**Information supplied**.

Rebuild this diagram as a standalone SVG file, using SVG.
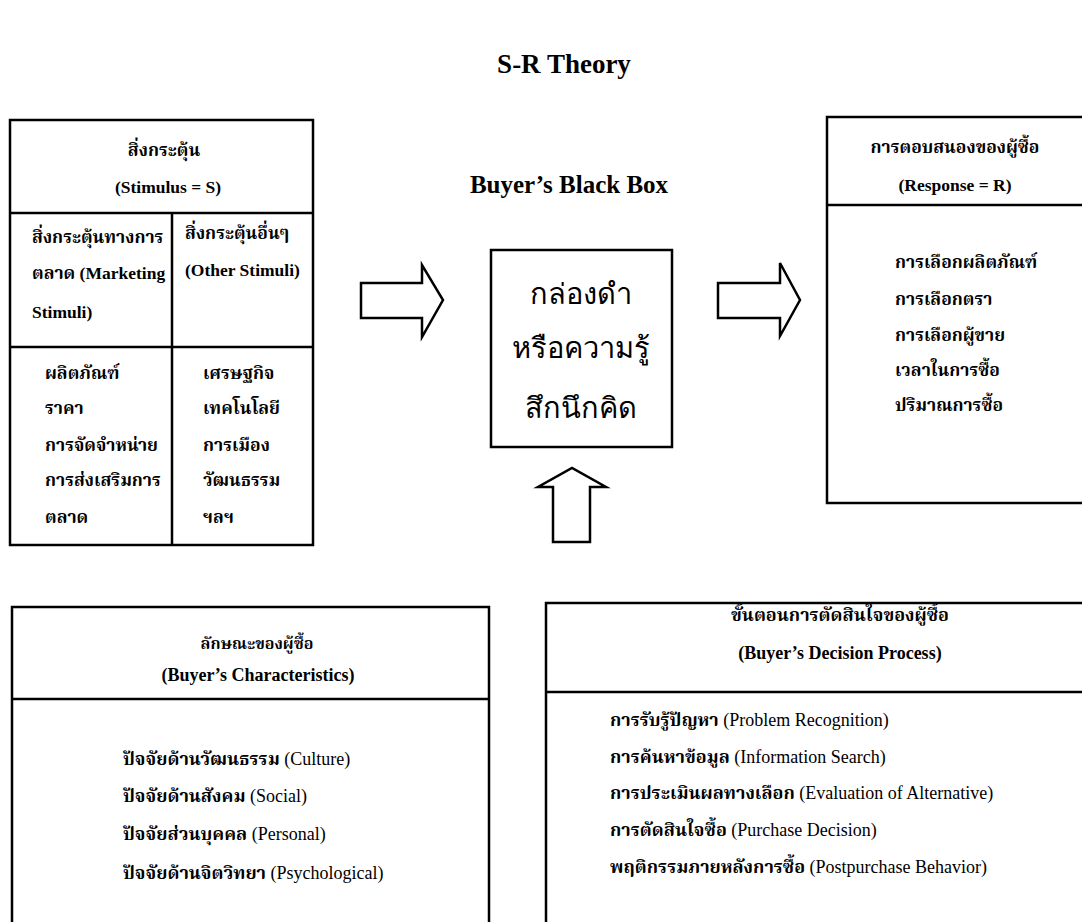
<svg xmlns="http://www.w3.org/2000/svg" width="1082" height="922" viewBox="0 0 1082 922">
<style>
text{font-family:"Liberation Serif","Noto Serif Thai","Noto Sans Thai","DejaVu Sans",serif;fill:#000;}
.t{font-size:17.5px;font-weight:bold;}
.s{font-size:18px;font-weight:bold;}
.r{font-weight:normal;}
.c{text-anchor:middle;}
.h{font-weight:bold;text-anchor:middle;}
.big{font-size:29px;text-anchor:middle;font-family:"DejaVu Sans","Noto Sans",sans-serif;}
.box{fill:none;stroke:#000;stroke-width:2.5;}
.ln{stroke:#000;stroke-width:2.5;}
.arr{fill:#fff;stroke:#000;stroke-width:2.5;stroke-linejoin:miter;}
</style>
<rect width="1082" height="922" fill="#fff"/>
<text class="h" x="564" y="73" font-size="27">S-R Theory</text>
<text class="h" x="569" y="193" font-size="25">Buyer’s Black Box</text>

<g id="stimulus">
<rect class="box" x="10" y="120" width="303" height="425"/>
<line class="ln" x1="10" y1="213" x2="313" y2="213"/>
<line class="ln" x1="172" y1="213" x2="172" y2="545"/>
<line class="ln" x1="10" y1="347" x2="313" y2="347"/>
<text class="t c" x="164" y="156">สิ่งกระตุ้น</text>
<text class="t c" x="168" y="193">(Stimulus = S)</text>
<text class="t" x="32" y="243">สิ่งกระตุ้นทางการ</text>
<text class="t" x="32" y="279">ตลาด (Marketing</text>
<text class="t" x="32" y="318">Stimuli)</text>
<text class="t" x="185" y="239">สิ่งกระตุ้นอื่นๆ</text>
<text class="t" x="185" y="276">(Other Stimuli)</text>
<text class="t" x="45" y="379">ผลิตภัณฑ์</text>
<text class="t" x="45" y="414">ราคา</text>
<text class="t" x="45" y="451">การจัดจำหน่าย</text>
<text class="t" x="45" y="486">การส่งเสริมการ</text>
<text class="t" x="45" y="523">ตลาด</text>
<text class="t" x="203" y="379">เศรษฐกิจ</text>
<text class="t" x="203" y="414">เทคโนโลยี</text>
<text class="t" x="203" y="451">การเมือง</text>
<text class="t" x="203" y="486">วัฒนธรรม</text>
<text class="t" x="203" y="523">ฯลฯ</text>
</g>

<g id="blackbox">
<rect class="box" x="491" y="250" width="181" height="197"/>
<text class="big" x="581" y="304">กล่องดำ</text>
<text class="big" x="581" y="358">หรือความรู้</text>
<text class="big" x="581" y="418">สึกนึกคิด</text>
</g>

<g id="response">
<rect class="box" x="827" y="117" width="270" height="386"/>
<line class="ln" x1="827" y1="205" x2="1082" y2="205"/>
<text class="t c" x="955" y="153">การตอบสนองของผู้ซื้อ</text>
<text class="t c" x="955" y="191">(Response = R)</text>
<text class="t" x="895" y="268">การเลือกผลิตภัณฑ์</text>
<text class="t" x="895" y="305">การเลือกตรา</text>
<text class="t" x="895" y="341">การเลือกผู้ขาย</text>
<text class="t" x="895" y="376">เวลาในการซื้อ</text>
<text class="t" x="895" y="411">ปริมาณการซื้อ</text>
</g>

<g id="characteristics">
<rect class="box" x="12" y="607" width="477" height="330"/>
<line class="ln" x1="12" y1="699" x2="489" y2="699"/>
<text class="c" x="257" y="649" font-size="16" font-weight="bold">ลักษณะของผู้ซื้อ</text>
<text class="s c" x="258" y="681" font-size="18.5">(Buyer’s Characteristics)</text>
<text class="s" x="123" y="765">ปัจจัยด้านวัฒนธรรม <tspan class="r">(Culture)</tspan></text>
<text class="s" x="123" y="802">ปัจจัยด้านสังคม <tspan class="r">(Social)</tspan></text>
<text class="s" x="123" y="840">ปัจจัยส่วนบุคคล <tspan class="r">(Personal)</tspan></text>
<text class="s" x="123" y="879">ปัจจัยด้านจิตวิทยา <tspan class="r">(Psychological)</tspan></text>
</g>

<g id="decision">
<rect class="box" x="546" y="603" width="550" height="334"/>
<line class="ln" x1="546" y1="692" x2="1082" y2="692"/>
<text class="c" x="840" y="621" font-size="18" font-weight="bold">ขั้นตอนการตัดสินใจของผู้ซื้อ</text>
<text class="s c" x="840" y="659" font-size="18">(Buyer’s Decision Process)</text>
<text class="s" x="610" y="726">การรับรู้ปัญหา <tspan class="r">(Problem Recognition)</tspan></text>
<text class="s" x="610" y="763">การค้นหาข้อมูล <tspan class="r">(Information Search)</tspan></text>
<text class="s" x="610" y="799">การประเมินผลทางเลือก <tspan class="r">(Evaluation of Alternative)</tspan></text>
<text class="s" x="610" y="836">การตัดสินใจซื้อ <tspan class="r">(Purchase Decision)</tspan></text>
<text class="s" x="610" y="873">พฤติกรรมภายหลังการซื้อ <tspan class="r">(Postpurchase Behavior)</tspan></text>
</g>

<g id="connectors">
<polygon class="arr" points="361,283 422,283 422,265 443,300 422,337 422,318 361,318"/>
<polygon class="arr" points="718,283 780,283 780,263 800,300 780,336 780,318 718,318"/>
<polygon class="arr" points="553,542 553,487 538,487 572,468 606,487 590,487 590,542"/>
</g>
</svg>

**Written problem**.
Reproduce the listing exactly. Leave its pictures out.

**Solution to this task**.
Rebuild this diagram as a standalone SVG file, using SVG.
<svg xmlns="http://www.w3.org/2000/svg" width="1082" height="922" viewBox="0 0 1082 922">
<style>
text{font-family:"Liberation Serif","Noto Serif Thai","Noto Sans Thai","DejaVu Sans",serif;fill:#000;}
.t{font-size:17.5px;font-weight:bold;}
.s{font-size:18px;font-weight:bold;}
.r{font-weight:normal;}
.c{text-anchor:middle;}
.h{font-weight:bold;text-anchor:middle;}
.big{font-size:29px;text-anchor:middle;font-family:"DejaVu Sans","Noto Sans",sans-serif;}
.box{fill:none;stroke:#000;stroke-width:2.5;}
.ln{stroke:#000;stroke-width:2.5;}
.arr{fill:#fff;stroke:#000;stroke-width:2.5;stroke-linejoin:miter;}
</style>
<rect width="1082" height="922" fill="#fff"/>
<text class="h" x="564" y="73" font-size="27">S-R Theory</text>
<text class="h" x="569" y="193" font-size="25">Buyer’s Black Box</text>

<g id="stimulus">
<rect class="box" x="10" y="120" width="303" height="425"/>
<line class="ln" x1="10" y1="213" x2="313" y2="213"/>
<line class="ln" x1="172" y1="213" x2="172" y2="545"/>
<line class="ln" x1="10" y1="347" x2="313" y2="347"/>
<text class="t c" x="164" y="156">สิ่งกระตุ้น</text>
<text class="t c" x="168" y="193">(Stimulus = S)</text>
<text class="t" x="32" y="243">สิ่งกระตุ้นทางการ</text>
<text class="t" x="32" y="279">ตลาด (Marketing</text>
<text class="t" x="32" y="318">Stimuli)</text>
<text class="t" x="185" y="239">สิ่งกระตุ้นอื่นๆ</text>
<text class="t" x="185" y="276">(Other Stimuli)</text>
<text class="t" x="45" y="379">ผลิตภัณฑ์</text>
<text class="t" x="45" y="414">ราคา</text>
<text class="t" x="45" y="451">การจัดจำหน่าย</text>
<text class="t" x="45" y="486">การส่งเสริมการ</text>
<text class="t" x="45" y="523">ตลาด</text>
<text class="t" x="203" y="379">เศรษฐกิจ</text>
<text class="t" x="203" y="414">เทคโนโลยี</text>
<text class="t" x="203" y="451">การเมือง</text>
<text class="t" x="203" y="486">วัฒนธรรม</text>
<text class="t" x="203" y="523">ฯลฯ</text>
</g>

<g id="blackbox">
<rect class="box" x="491" y="250" width="181" height="197"/>
<text class="big" x="581" y="304">กล่องดำ</text>
<text class="big" x="581" y="358">หรือความรู้</text>
<text class="big" x="581" y="418">สึกนึกคิด</text>
</g>

<g id="response">
<rect class="box" x="827" y="117" width="270" height="386"/>
<line class="ln" x1="827" y1="205" x2="1082" y2="205"/>
<text class="t c" x="955" y="153">การตอบสนองของผู้ซื้อ</text>
<text class="t c" x="955" y="191">(Response = R)</text>
<text class="t" x="895" y="268">การเลือกผลิตภัณฑ์</text>
<text class="t" x="895" y="305">การเลือกตรา</text>
<text class="t" x="895" y="341">การเลือกผู้ขาย</text>
<text class="t" x="895" y="376">เวลาในการซื้อ</text>
<text class="t" x="895" y="411">ปริมาณการซื้อ</text>
</g>

<g id="characteristics">
<rect class="box" x="12" y="607" width="477" height="330"/>
<line class="ln" x1="12" y1="699" x2="489" y2="699"/>
<text class="c" x="257" y="649" font-size="16" font-weight="bold">ลักษณะของผู้ซื้อ</text>
<text class="s c" x="258" y="681" font-size="18.5">(Buyer’s Characteristics)</text>
<text class="s" x="123" y="765">ปัจจัยด้านวัฒนธรรม <tspan class="r">(Culture)</tspan></text>
<text class="s" x="123" y="802">ปัจจัยด้านสังคม <tspan class="r">(Social)</tspan></text>
<text class="s" x="123" y="840">ปัจจัยส่วนบุคคล <tspan class="r">(Personal)</tspan></text>
<text class="s" x="123" y="879">ปัจจัยด้านจิตวิทยา <tspan class="r">(Psychological)</tspan></text>
</g>

<g id="decision">
<rect class="box" x="546" y="603" width="550" height="334"/>
<line class="ln" x1="546" y1="692" x2="1082" y2="692"/>
<text class="c" x="840" y="621" font-size="18" font-weight="bold">ขั้นตอนการตัดสินใจของผู้ซื้อ</text>
<text class="s c" x="840" y="659" font-size="18">(Buyer’s Decision Process)</text>
<text class="s" x="610" y="726">การรับรู้ปัญหา <tspan class="r">(Problem Recognition)</tspan></text>
<text class="s" x="610" y="763">การค้นหาข้อมูล <tspan class="r">(Information Search)</tspan></text>
<text class="s" x="610" y="799">การประเมินผลทางเลือก <tspan class="r">(Evaluation of Alternative)</tspan></text>
<text class="s" x="610" y="836">การตัดสินใจซื้อ <tspan class="r">(Purchase Decision)</tspan></text>
<text class="s" x="610" y="873">พฤติกรรมภายหลังการซื้อ <tspan class="r">(Postpurchase Behavior)</tspan></text>
</g>

<g id="connectors">
<polygon class="arr" points="361,283 422,283 422,265 443,300 422,337 422,318 361,318"/>
<polygon class="arr" points="718,283 780,283 780,263 800,300 780,336 780,318 718,318"/>
<polygon class="arr" points="553,542 553,487 538,487 572,468 606,487 590,487 590,542"/>
</g>
</svg>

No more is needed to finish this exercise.